Repeat verbatim only the lines from the one with "Output the web" through the one with "var xbpTicks = [0, 0.2, 0.4, 0.6, 0.8, 1.0, 1.2, 1.4];", both ends kept. Pictures stay out.

· · · · ·

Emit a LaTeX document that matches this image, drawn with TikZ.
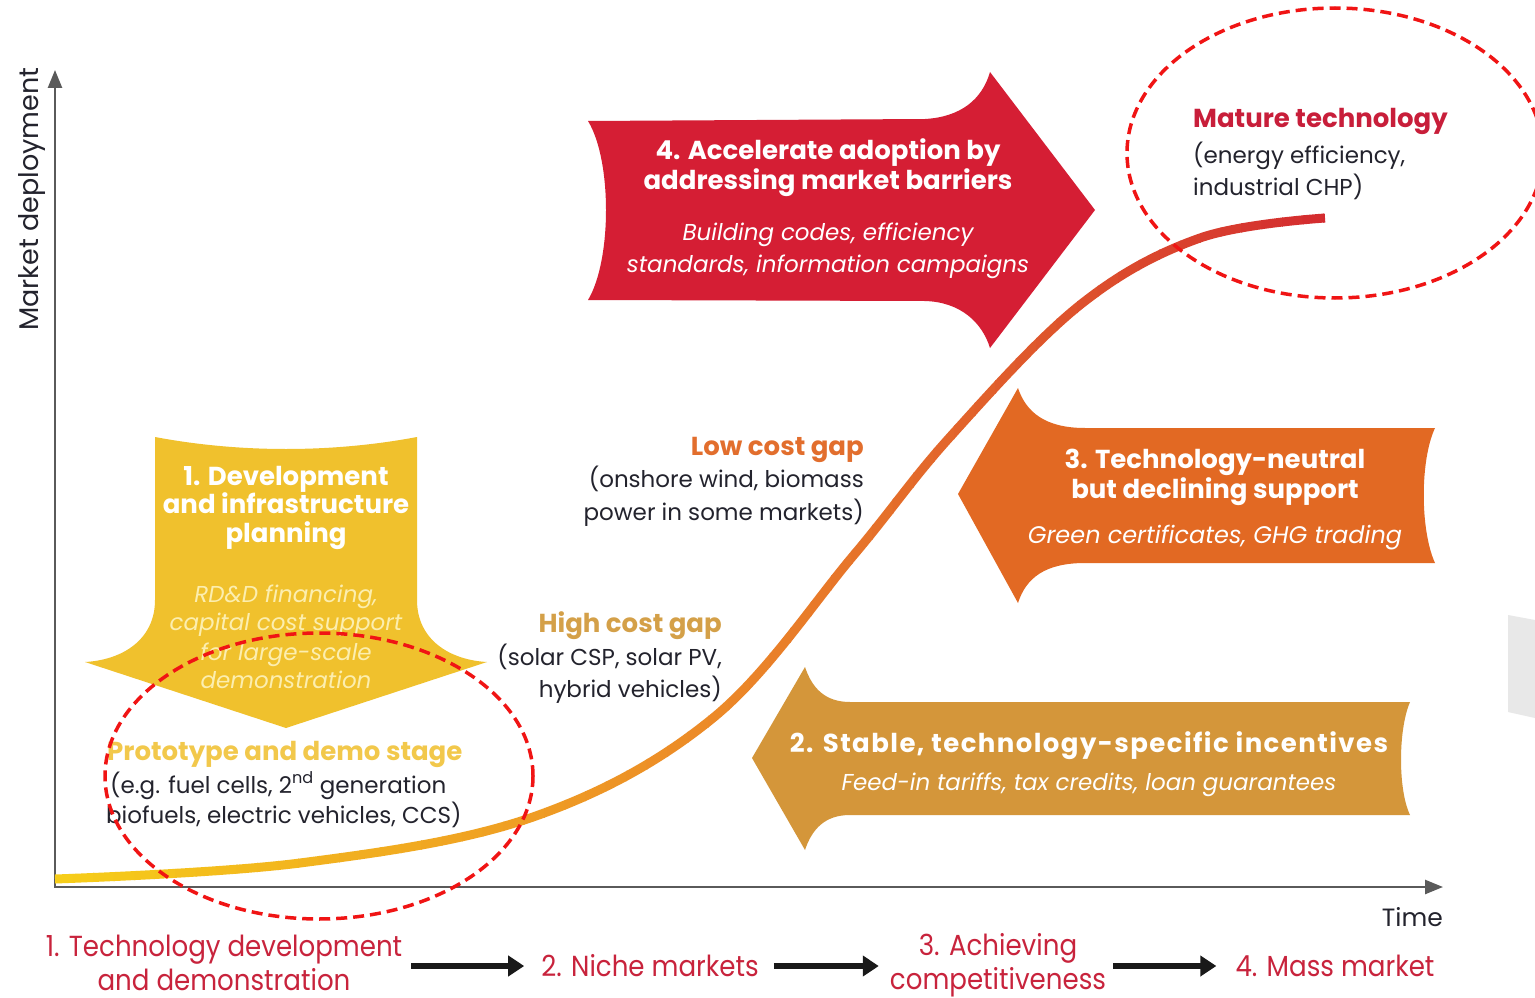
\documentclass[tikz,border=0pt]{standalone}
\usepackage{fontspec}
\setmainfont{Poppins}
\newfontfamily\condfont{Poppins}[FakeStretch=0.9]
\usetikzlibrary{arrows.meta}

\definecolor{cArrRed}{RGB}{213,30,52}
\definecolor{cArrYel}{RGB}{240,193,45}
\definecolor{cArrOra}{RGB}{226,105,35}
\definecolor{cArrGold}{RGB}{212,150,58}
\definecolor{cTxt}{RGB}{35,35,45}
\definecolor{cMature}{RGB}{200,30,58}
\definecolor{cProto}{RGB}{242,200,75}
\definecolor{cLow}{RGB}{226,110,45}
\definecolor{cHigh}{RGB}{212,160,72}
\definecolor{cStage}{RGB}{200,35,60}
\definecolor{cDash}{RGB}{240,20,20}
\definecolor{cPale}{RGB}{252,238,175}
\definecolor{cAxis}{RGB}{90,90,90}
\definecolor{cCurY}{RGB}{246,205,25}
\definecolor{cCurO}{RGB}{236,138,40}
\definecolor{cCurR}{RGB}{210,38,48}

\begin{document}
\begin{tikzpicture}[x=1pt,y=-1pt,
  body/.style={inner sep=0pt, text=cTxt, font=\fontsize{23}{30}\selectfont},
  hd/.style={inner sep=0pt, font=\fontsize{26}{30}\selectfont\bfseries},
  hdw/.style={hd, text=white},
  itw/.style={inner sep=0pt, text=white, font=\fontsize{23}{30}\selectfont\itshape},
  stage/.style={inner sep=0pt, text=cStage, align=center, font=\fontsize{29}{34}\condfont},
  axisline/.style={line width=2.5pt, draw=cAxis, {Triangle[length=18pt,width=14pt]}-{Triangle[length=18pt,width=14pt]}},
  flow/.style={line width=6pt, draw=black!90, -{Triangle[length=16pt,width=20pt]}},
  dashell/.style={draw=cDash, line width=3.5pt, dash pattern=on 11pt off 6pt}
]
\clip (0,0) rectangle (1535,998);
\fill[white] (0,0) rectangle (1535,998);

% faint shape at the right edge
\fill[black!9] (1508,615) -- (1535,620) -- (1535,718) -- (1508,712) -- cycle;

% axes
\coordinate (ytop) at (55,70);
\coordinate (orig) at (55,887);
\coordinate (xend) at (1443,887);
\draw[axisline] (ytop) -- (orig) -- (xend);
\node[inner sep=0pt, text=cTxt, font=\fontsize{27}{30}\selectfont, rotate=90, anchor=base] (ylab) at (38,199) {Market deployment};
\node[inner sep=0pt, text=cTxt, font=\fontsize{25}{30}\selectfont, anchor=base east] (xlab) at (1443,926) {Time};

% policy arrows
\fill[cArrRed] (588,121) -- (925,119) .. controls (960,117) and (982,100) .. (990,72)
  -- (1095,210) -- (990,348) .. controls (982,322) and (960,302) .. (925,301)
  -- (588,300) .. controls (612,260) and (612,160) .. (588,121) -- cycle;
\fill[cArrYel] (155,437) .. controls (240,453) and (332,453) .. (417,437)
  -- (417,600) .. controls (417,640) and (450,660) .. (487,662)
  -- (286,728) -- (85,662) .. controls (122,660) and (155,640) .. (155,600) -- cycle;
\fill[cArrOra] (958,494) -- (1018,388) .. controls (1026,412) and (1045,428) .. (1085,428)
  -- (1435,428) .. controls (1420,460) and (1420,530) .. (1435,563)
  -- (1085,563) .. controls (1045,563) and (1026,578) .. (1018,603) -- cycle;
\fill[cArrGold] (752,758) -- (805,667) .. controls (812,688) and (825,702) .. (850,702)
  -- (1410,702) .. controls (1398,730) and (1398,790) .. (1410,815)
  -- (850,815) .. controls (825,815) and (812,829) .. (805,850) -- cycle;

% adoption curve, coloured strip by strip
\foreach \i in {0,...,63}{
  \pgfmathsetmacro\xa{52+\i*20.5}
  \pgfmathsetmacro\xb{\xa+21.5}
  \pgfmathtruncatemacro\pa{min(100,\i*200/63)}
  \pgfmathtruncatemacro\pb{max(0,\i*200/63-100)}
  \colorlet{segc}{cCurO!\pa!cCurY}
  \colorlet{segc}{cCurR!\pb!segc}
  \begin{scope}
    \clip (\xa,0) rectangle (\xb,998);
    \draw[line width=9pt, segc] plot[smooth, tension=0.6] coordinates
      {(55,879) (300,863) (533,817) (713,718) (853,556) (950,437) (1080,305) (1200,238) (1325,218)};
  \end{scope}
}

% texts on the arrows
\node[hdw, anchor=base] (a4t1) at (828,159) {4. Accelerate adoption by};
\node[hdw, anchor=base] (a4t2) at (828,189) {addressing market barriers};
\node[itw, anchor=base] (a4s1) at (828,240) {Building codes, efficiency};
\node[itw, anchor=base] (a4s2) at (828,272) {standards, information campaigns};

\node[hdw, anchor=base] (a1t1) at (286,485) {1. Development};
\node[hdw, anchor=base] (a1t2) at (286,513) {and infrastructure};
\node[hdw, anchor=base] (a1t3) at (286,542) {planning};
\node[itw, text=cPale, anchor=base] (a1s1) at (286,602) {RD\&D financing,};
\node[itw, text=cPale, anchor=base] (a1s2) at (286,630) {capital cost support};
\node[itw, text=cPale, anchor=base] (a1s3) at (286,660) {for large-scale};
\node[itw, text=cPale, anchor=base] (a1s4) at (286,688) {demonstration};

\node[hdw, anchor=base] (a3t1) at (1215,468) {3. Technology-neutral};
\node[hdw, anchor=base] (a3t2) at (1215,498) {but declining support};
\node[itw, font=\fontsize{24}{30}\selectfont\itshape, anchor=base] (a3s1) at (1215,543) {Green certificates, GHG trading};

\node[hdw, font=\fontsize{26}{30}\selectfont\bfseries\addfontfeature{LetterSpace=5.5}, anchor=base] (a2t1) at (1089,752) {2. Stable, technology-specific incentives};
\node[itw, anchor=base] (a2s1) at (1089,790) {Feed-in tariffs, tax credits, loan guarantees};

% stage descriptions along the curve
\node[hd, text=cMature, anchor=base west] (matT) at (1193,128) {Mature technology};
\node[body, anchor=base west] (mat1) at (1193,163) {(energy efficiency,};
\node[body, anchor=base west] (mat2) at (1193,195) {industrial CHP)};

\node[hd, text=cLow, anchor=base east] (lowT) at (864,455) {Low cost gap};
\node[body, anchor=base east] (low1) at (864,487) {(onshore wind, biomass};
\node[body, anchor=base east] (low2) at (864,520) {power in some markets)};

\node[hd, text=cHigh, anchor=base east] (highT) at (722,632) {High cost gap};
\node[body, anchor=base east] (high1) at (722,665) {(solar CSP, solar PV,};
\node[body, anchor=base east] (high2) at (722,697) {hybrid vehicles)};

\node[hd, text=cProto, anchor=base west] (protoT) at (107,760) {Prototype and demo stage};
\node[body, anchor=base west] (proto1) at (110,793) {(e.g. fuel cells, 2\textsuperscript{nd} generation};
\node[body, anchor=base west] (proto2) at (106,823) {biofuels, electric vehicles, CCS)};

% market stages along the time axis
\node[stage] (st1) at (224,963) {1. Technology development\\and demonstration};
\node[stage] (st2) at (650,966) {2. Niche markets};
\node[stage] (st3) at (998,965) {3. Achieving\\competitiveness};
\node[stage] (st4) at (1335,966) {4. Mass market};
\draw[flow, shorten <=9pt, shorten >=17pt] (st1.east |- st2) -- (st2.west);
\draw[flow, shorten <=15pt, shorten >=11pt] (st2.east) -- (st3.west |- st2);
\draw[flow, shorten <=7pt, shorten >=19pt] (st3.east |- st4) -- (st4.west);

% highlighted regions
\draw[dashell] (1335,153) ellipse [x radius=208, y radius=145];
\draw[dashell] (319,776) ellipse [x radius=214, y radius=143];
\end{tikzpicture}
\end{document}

· · · · ·

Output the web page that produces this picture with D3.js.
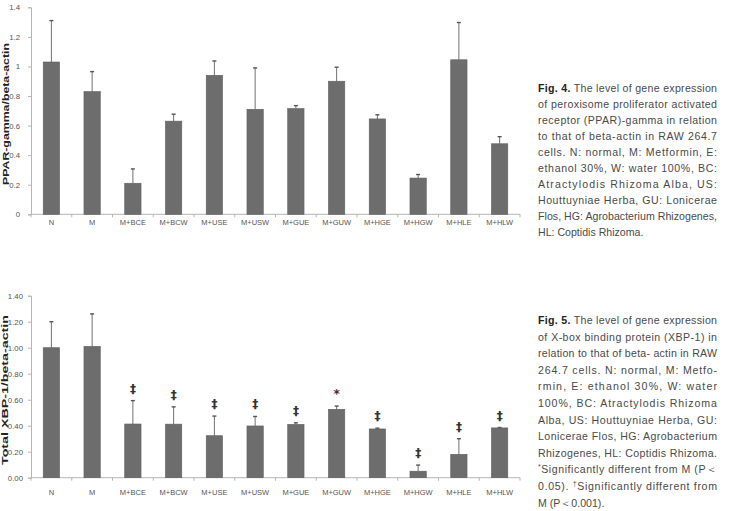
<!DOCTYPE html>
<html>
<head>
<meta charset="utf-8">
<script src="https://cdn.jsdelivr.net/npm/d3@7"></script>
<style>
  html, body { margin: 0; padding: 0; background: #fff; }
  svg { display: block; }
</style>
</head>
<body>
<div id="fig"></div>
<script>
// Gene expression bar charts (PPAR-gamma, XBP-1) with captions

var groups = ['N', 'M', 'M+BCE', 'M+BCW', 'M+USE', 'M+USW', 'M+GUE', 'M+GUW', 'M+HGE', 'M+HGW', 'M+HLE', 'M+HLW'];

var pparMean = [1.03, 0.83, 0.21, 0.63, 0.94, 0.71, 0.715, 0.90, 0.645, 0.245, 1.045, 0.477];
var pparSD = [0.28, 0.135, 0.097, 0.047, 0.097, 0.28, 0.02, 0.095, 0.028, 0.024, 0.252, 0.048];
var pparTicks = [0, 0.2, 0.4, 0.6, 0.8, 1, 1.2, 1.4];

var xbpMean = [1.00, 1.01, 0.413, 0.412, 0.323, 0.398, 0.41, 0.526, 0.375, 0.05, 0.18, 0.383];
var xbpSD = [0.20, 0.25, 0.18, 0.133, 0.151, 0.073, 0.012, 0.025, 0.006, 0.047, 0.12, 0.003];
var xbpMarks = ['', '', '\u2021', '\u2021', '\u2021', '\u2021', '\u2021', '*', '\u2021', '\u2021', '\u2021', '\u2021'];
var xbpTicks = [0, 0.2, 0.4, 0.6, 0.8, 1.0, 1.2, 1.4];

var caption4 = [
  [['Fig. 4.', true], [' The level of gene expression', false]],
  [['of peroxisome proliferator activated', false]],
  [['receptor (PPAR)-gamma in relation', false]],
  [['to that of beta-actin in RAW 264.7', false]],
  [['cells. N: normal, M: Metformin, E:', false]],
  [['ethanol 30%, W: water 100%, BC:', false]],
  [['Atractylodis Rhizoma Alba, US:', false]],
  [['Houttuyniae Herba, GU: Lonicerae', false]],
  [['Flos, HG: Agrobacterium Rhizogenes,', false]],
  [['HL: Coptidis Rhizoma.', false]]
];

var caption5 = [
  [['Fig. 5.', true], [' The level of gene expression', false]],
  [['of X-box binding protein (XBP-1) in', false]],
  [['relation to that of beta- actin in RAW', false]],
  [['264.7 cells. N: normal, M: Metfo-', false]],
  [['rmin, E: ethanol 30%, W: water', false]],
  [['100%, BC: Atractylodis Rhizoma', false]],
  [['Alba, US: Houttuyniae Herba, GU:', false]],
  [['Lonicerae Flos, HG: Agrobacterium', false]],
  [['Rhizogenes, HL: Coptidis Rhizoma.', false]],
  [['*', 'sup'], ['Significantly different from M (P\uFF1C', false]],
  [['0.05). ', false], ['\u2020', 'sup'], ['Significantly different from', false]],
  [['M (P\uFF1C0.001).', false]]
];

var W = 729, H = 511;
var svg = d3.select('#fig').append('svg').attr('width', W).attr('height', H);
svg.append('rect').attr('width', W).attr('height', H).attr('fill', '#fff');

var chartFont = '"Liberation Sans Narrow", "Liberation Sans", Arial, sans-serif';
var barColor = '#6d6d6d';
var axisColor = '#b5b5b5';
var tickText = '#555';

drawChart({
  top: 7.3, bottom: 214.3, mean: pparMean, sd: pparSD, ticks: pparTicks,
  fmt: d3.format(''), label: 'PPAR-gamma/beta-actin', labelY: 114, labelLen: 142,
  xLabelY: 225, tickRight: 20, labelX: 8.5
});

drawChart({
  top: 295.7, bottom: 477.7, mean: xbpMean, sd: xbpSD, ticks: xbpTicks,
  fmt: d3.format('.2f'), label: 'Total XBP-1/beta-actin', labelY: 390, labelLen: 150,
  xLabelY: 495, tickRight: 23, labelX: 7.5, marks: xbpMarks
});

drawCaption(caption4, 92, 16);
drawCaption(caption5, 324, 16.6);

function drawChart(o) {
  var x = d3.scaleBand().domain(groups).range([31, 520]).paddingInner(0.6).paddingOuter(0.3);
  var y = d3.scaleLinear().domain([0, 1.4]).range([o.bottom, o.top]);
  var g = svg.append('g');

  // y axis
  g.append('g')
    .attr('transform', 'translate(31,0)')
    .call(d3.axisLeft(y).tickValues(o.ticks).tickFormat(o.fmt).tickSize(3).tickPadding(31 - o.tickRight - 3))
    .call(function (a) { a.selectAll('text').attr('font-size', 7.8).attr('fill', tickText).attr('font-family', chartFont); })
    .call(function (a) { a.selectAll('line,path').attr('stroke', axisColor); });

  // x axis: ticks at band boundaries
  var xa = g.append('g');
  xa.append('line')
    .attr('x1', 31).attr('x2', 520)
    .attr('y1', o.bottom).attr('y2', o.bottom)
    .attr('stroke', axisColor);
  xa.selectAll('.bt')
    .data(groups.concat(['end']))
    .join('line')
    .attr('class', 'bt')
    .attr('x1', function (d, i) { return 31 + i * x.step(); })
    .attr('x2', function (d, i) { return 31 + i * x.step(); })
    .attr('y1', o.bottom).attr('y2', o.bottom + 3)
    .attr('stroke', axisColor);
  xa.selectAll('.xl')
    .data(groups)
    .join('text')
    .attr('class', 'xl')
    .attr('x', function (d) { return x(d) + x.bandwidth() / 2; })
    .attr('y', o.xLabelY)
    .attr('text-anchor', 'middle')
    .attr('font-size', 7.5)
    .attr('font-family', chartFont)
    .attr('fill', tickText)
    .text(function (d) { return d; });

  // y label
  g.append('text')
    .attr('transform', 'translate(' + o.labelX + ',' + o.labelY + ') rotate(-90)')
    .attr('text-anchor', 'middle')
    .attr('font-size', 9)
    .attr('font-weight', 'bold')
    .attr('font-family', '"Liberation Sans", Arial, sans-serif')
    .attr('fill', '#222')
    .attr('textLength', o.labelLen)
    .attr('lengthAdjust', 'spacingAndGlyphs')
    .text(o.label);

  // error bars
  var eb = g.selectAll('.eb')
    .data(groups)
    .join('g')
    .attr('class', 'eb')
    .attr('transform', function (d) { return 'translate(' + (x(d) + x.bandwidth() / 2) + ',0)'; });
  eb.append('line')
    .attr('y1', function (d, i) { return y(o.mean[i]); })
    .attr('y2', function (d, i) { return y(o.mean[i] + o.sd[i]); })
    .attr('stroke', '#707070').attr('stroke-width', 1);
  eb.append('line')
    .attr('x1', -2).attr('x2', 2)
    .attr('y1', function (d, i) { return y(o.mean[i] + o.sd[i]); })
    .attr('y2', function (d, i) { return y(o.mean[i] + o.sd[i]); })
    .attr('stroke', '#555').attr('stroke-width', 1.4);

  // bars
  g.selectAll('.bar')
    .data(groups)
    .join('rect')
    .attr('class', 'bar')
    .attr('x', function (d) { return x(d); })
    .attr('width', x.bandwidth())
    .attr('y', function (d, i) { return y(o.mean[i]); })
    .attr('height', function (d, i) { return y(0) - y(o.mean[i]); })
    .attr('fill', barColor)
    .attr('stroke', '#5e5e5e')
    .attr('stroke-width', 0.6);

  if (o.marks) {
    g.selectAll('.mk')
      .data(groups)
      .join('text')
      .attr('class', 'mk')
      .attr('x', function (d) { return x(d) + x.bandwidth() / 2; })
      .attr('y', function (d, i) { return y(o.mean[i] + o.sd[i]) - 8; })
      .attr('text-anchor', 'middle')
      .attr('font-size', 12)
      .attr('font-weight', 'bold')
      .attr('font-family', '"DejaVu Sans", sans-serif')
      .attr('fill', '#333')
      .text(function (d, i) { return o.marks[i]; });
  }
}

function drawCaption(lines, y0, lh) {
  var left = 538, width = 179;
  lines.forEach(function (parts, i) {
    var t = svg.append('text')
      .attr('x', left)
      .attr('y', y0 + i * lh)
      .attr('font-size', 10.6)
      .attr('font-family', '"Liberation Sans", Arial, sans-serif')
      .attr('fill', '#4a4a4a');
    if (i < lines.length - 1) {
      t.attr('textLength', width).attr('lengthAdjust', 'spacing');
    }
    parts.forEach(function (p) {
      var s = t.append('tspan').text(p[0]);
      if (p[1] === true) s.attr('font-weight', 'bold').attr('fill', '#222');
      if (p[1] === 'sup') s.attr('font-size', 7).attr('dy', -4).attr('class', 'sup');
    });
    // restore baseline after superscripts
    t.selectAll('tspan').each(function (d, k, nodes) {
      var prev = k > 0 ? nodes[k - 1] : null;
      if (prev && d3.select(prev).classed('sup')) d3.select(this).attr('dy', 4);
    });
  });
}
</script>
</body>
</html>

· · · · ·

Task answer:
Output the web page that produces this picture with D3.js.
<!DOCTYPE html>
<html>
<head>
<meta charset="utf-8">
<script src="https://cdn.jsdelivr.net/npm/d3@7"></script>
<style>
  html, body { margin: 0; padding: 0; background: #fff; }
  svg { display: block; }
</style>
</head>
<body>
<div id="fig"></div>
<script>
// Gene expression bar charts (PPAR-gamma, XBP-1) with captions

var groups = ['N', 'M', 'M+BCE', 'M+BCW', 'M+USE', 'M+USW', 'M+GUE', 'M+GUW', 'M+HGE', 'M+HGW', 'M+HLE', 'M+HLW'];

var pparMean = [1.03, 0.83, 0.21, 0.63, 0.94, 0.71, 0.715, 0.90, 0.645, 0.245, 1.045, 0.477];
var pparSD = [0.28, 0.135, 0.097, 0.047, 0.097, 0.28, 0.02, 0.095, 0.028, 0.024, 0.252, 0.048];
var pparTicks = [0, 0.2, 0.4, 0.6, 0.8, 1, 1.2, 1.4];

var xbpMean = [1.00, 1.01, 0.413, 0.412, 0.323, 0.398, 0.41, 0.526, 0.375, 0.05, 0.18, 0.383];
var xbpSD = [0.20, 0.25, 0.18, 0.133, 0.151, 0.073, 0.012, 0.025, 0.006, 0.047, 0.12, 0.003];
var xbpMarks = ['', '', '\u2021', '\u2021', '\u2021', '\u2021', '\u2021', '*', '\u2021', '\u2021', '\u2021', '\u2021'];
var xbpTicks = [0, 0.2, 0.4, 0.6, 0.8, 1.0, 1.2, 1.4];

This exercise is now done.